From Nano- to Microsilver: Morphology Control and Shape Evolution of Facile One-Step Electrochemical Synthesis of Silver Particles on TiO<sub>2</sub> Nanotubes.

Abstract

Nano- and microsilver (Ag) exhibit a wide range of desirable catalytic, electronic, adsorption, and antimicrobial features, complementing the excellent properties of titanium dioxide (TiO₂) nanotubes by increasing their specific surface area. Formed via electrodeposition processes, it has advantages such as high purity; the methodology is repeatable, reproducible, fast, and easy. Anodically produced TiO₂ nanotubes were modified with nano- and microsilver by electrodeposition from silver nitrate solution using cyclic voltammetry and chronoamperometry. The mechanisms of electrodeposition and evolution of silver morphology were analyzed based on cyclic voltammograms/current density-time curves and micrographs taken using a scanning electron microscope. The variables were the AgNO₃ precursor solution's concentration, applied voltage, and number of cycles or deposition time.

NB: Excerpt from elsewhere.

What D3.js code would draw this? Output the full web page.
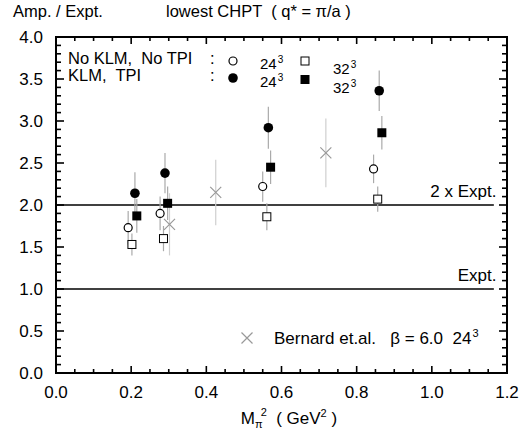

It was proven that there is a universal mechanism for the evolution of the morphology of the deposited silver, regardless of the electrodeposition method used. With the increase of the precursor concentration, deposition time, and applied voltage, the silver grows and reorients according to the following scheme: initially deposited Ag has the form of clusters of Ag nanoparticles resembling nanoflowers, nanoleaves, and spherical nanoparticles, which over time through aggregation create short dendrites and then develop subsequent multilevel branches to evolve into interconnected microsized particles.